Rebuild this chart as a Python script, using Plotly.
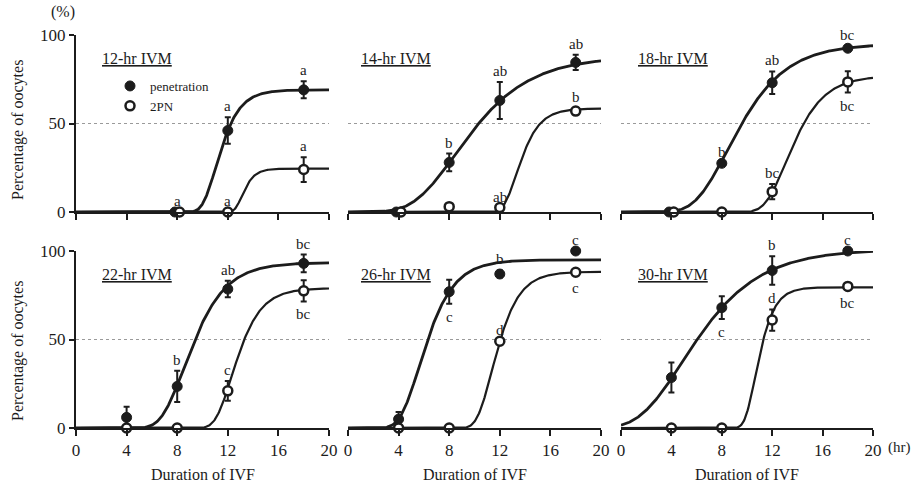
import numpy as np
import plotly.graph_objects as go

# ---------------- data ----------------
ivm_labels = ["12-hr IVM", "14-hr IVM", "18-hr IVM", "22-hr IVM", "26-hr IVM", "30-hr IVM"]
ivf_hours = [4, 8, 12, 18]
x_ticks = [0, 4, 8, 12, 16, 20]
y_ticks = [0, 50, 100]

# penetration (%), mean and SEM per IVM group at IVF hours 4, 8, 12, 18
pen_mean = [
    [None, 0, 46, 69],
    [0, 28, 63, 84.5],
    [0, 27.5, 73, 92.5],
    [6, 23.5, 78.5, 93],
    [5, 77, 87, 100],
    [28.5, 68, 89, 100],
]
pen_sem = [
    [None, 0, 7.5, 4.8],
    [0, 5, 10.5, 4.3],
    [0, 0, 6.4, 1.5],
    [6, 8.8, 4.7, 5],
    [4, 6.8, 2, 0],
    [8.5, 6.4, 8, 0],
]
# 2PN (%)
pn_mean = [
    [None, 0, 0, 24],
    [0, 3, 2.5, 57],
    [0, 0, 11.5, 73.5],
    [0, 0, 21, 77.5],
    [0, 0, 49, 88],
    [0, 0, 61, 80],
]
pn_sem = [
    [None, 0, 0, 7],
    [0, 0, 0, 2],
    [0, 0, 4.3, 6],
    [0, 0, 5.6, 6],
    [0, 0, 0, 1.5],
    [0, 0, 6, 2],
]
# significance letters
pen_letters = [
    ["", "a", "a", "a"],
    ["", "b", "ab", "ab"],
    ["", "b", "ab", "bc"],
    ["", "b", "ab", "bc"],
    ["", "c", "b", "c"],
    ["", "c", "b", "c"],
]
pn_letters = [
    ["", "", "a", "a"],
    ["", "", "ab", "b"],
    ["", "", "bc", "bc"],
    ["", "", "c", "bc"],
    ["", "", "d", "c"],
    ["", "", "d", "bc"],
]
# fitted Gompertz curve parameters: (plateau, rate, midpoint)
pen_fit = [
    (69, 0.95, 11.05),
    (88, 0.305, 8.46),
    (95, 0.3875, 8.45),
    (93.5, 0.55, 8.55),
    (95, 0.6585, 5.63),
    (101, 0.294, 4.85),
]
pn_fit = [
    (24.5, 1.76, 13.11),
    (58.5, 0.984, 13.32),
    (77, 0.6, 13.1),
    (79, 0.78, 12.3),
    (88.3, 0.841, 11.38),
    (79.5, 1.2, 10.66),
]

# ---------------- style / layout ----------------
W, H = 914, 484
FONT = "Liberation Serif"
INK = "#1c1c1c"
col_px = [(76, 329), (348, 601), (621, 873)]
row_px = [(35, 212), (251, 428)]
title_left_px = [100, 359, 636]
# letter placement: 1 above, -1 below
pen_place = [[1, 1, 1, 1]] * 4 + [[1, -1, 1, 1]] * 2
pn_place = [[1, 1, 1, 1]] * 2 + [[1, 1, 1, -1]] * 4


def gompertz(x, top, rate, mid):
    return top * np.exp(-np.exp(-rate * (x - mid)))


fig = go.Figure()
layout = dict(
    width=W, height=H, margin=dict(l=0, r=0, t=0, b=0, pad=0, autoexpand=False),
    paper_bgcolor="white", plot_bgcolor="white",
    font=dict(family=FONT, color=INK, size=16),
    showlegend=True,
)
annotations = []
shapes = []
xs = np.linspace(0, 20, 401)

for i in range(6):
    r, c = divmod(i, 3)
    sfx = "" if i == 0 else str(i + 1)
    xa, ya = "x" + sfx, "y" + sfx
    x0p, x1p = col_px[c]
    y0p, y1p = row_px[r]
    layout["xaxis" + sfx] = dict(
        domain=[x0p / W, x1p / W], anchor=ya, range=[0, 20], automargin=False,
        tickvals=x_ticks, ticks="outside", ticklen=6, tickwidth=1.5, tickcolor=INK,
        showline=True, linewidth=2, linecolor=INK, showgrid=False, zeroline=False,
        showticklabels=(r == 1), tickfont=dict(family=FONT, size=17, color=INK),
        fixedrange=True,
    )
    layout["yaxis" + sfx] = dict(
        domain=[1 - y1p / H, 1 - y0p / H], anchor=xa, range=[0, 100], automargin=False,
        tickvals=y_ticks, ticks="outside", ticklen=5, tickwidth=1.5, tickcolor=INK,
        showline=(c == 0), linewidth=2, linecolor=INK, showgrid=False, zeroline=False,
        showticklabels=(c == 0), visible=(c == 0),
        tickfont=dict(family=FONT, size=17, color=INK), fixedrange=True,
    )
    # 50% reference line
    shapes.append(dict(type="line", xref=xa + " domain", yref=ya, x0=0, x1=1, y0=50, y1=50,
                       line=dict(color="#9a9a9a", width=1, dash="dot"), layer="below"))
    # fitted curves
    fig.add_trace(go.Scatter(x=xs, y=gompertz(xs, *pen_fit[i]), mode="lines",
                             line=dict(color=INK, width=2.8), xaxis=xa, yaxis=ya,
                             showlegend=False, hoverinfo="skip", cliponaxis=False))
    fig.add_trace(go.Scatter(x=xs, y=gompertz(xs, *pn_fit[i]), mode="lines",
                             line=dict(color=INK, width=2.2), xaxis=xa, yaxis=ya,
                             showlegend=False, hoverinfo="skip", cliponaxis=False))
    # points
    px_pen, py_pen, pe_pen, pm_pen = [], [], [], []
    px_pn, py_pn, pe_pn, pm_pn = [], [], [], []
    for j, h in enumerate(ivf_hours):
        a, b = pen_mean[i][j], pn_mean[i][j]
        if a is None:
            continue
        dx = 0.18 if (a == 0 and b == 0) else 0.0
        px_pen.append(h - dx); py_pen.append(a)
        pe_pen.append(pen_sem[i][j]); pm_pen.append(min(pen_sem[i][j], a))
        px_pn.append(h + dx); py_pn.append(b)
        pe_pn.append(pn_sem[i][j]); pm_pn.append(min(pn_sem[i][j], b))
        # letters
        for val, err, lab, pl in ((a, pen_sem[i][j], pen_letters[i][j], pen_place[i][j]),
                                  (b, pn_sem[i][j], pn_letters[i][j], pn_place[i][j])):
            if not lab:
                continue
            if pl > 0:
                annotations.append(dict(x=h, y=val + err, xref=xa, yref=ya, text=lab,
                                        showarrow=False, yanchor="bottom", yshift=1,
                                        font=dict(family=FONT, size=15, color=INK)))
            else:
                annotations.append(dict(x=h, y=val - min(err, val), xref=xa, yref=ya, text=lab,
                                        showarrow=False, yanchor="top", yshift=-3,
                                        font=dict(family=FONT, size=15, color=INK)))
    fig.add_trace(go.Scatter(
        x=px_pen, y=py_pen, mode="markers", name="penetration", xaxis=xa, yaxis=ya,
        marker=dict(symbol="circle", size=10, color=INK, line=dict(color=INK, width=1)),
        error_y=dict(type="data", array=pe_pen, arrayminus=pm_pen, color=INK, thickness=2, width=3),
        showlegend=(i == 0), legendrank=1, cliponaxis=False))
    fig.add_trace(go.Scatter(
        x=px_pn, y=py_pn, mode="markers", name="2PN", xaxis=xa, yaxis=ya,
        marker=dict(symbol="circle", size=9, color="white", line=dict(color=INK, width=2.5)),
        error_y=dict(type="data", array=pe_pn, arrayminus=pm_pn, color=INK, thickness=2, width=3),
        showlegend=(i == 0), legendrank=2, cliponaxis=False))
    # panel title (underlined)
    annotations.append(dict(x=title_left_px[c] / W, xref="paper", xanchor="left",
                            y=0.87, yref=ya + " domain", yanchor="middle",
                            text="<u>" + ivm_labels[i] + "</u>", showarrow=False,
                            font=dict(family=FONT, size=16, color=INK)))
    if r == 1:
        annotations.append(dict(x=0.5, xref=xa + " domain", y=1 - 474 / H, yref="paper",
                                text="Duration of IVF", showarrow=False, yanchor="middle",
                                font=dict(family=FONT, size=16, color=INK)))
    if c == 0:
        annotations.append(dict(x=18 / W, xref="paper", y=1 - (130 if r == 0 else 351) / H,
                                yref="paper", text="Percentage of oocytes", textangle=-90,
                                showarrow=False, xanchor="center", yanchor="middle",
                                font=dict(family=FONT, size=16, color=INK)))

annotations.append(dict(x=49 / W, y=1 - 12 / H, xref="paper", yref="paper", text="(%)",
                        showarrow=False, yanchor="middle",
                        font=dict(family=FONT, size=16, color=INK)))
annotations.append(dict(x=913 / W, y=1 - 447 / H, xref="paper", yref="paper", text="(hr)",
                        showarrow=False, yanchor="middle", xanchor="right",
                        font=dict(family=FONT, size=15, color=INK)))

layout["annotations"] = annotations
layout["shapes"] = shapes
layout["legend"] = dict(x=(130 - 20) / W, y=1 - 71 / H, xanchor="left", yanchor="top",
                        bgcolor="rgba(0,0,0,0)", font=dict(family=FONT, size=13, color=INK),
                        itemwidth=30, tracegroupgap=0)
fig.update_layout(**layout)
fig.write_html("out.html")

EXERCISE DIRECTIONS:
Restate only the lines running from the start of the material above through the line containing "import plotly.graph_objects as go", ends included. No pictures.

EXERCISE RESPONSE:
Rebuild this chart as a Python script, using Plotly.
import numpy as np
import plotly.graph_objects as go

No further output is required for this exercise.